GESAMTEINDRUCK: „Lucky“ ist ein stilles und wunderbares Film-Essay über das Leben und den Tod – und eine Verbeugung vor Harry Dean Stanton in seiner letzten großen Rolle.
DIE STORY: Yoga nach dem Aufstehen, Frühstück im Coffee Shop, dann ein paar Zigaretten und nachmittags Quiz-Sendungen im Fernsehen: Der 90-jährige Lucky (Harry Dean Stanton) lebt in einem US-Provinznest nach einem festen Ritual. Abends sitzt er gern in der Bar von Elaine (Beth Grant), leert ein paar Drinks und plaudert mit Freunden wie dem Exzentriker Howard (David Lynch). Lucky ist allein, aber nicht einsam, und er genießt seine Tage, bis ihn ein Sturz in jeder Hinsicht aus dem Gleichgewicht bringt: Der alte Herr beginnt, sich mit dem Sterben auseinanderzusetzen.
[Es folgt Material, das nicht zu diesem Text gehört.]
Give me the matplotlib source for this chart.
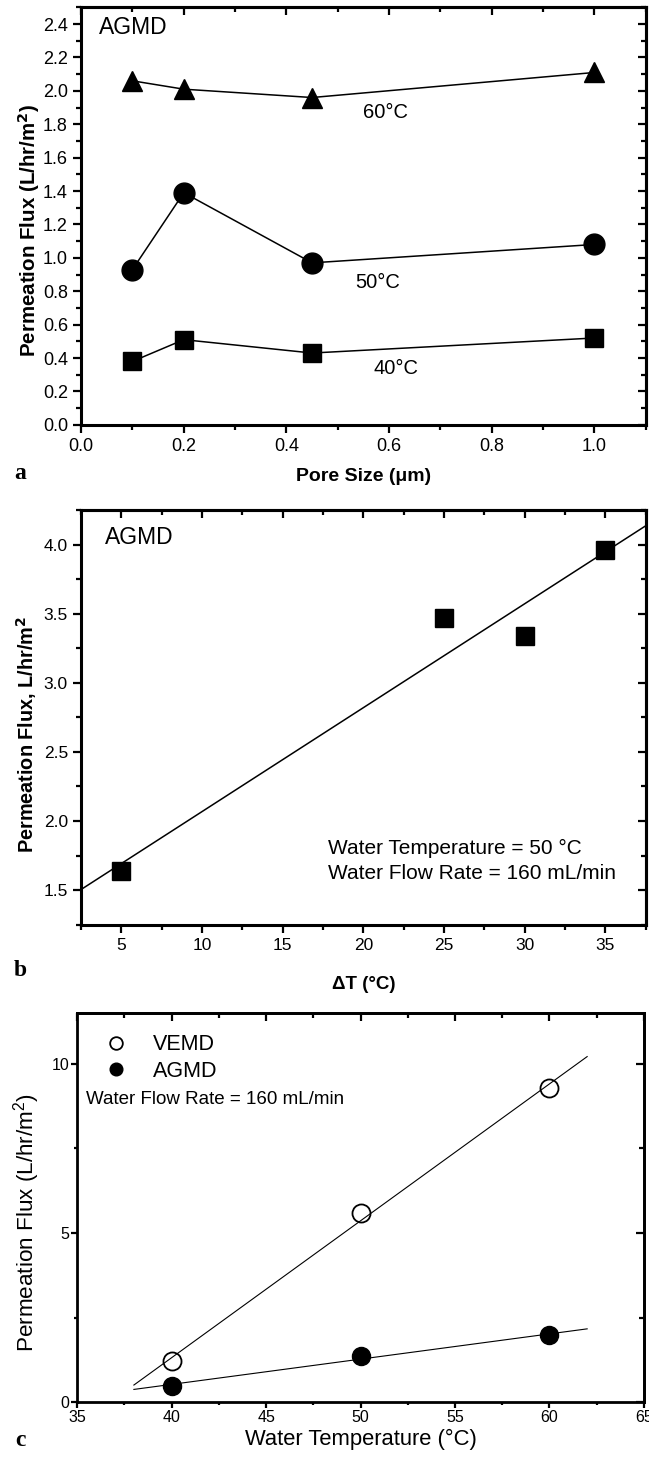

DIE STARS: Harry Dean Stanton (1926 – 2017) zählte mehr als 60 Jahre zu den festen Größen des US-Kinos. In Europa wurde er 1984 durch die Hauptrolle in Wim Wenders‘ „Paris, Texas“ berühmt, doch man sah ihn auch in Produktionen wie „Alien“, „Der Pate II“ oder „The Green Mile“. „Lucky“ ist sein vorletzter Film. Zuvor drehte Stanton mit Kultregisseur David Lynch, der hier als Schauspieler auftritt, noch neue Folgen von dessen TV-Serie „Twin Peaks“.
„Lucky“ markiert das Regie-Debüt des US-Schauspielers John Carroll Lynch („Fargo“, „The Founder“). Lynch kam im Oktober 2017 zur Premiere von „Lucky“ nach Wien, wo sein Film zur Eröffnungs-Gala der Viennale ausgesucht worden war.
DIE KRITIK: Eine weite, wüstenhafte Landschaft, in der die Sonne auf karge Pflanzen niederbrennt: Das Ambiente von „Lucky“ erinnert an „Paris, Texas“. Und auch Harry Dean Stanton wirkt so, als wäre sein Lucky der gleiche Mann wie Travis im Wim-Wenders-Film; nur gut 30 Jahre älter: Beide Figuren sind mit wortkarger Klugheit, mit Gelassenheit und einem großen Hauch Melancholie geformt.
Regisseur John Carroll Lynch begleitet seinen Protagonisten durch den immer gleichen Ablauf seiner Tage. Es passiert also nicht viel in „Lucky“, sieht man einmal davon ab, dass Präsident Roosevelt abgehauen ist, die 100-jährige Schildkröte des Eigenbrötlers Howard (David Lynch).
Das Besondere an diesem wunderbaren Film ist aber, dass seine Handlungsarmut ausgesprochen fesselnd wirkt. Die wahren Abenteuer wohnen hier, um André Heller zu zitieren, im Kopf. Und welches Abenteuer könnte größer sein als jenes, wenn ein Mensch ganz unausweichlich mit dem Gedanken an die Endlichkeit seines Erdendaseins konfrontiert wird?
Der Film reiht eine Vielzahl von kleinen Begebenheiten aneinander, jede für sich fast bedeutungslos, die in Summe ein prächtiges Mosaik ergeben. Regisseur Lynch lässt seinem Hauptdarsteller freien Lauf, seine Figur zu modellieren. Die Darsteller im Ensemble fungieren mit Freude und Verehrung als Stichwortgeber für den großen alten Mann.
So hat Harry Dean Stanton mit „Lucky“ ein großes Geschenk zum Finale seiner Karriere bekommen, das er an die Zuschauer weitergibt: Er mag wohl geahnt haben, dass diese berührende Alters-Elegie seine letzte große Arbeit sein würde. Harry Dean Stanton ist im September 2017, wenige Tage vor der US-Premiere von „Lucky“, verstorben.
IDEAL FÜR: Cineasten, die noch einmal den wunderbaren Harry Dean Stanton auf der Leinwand erleben wollen.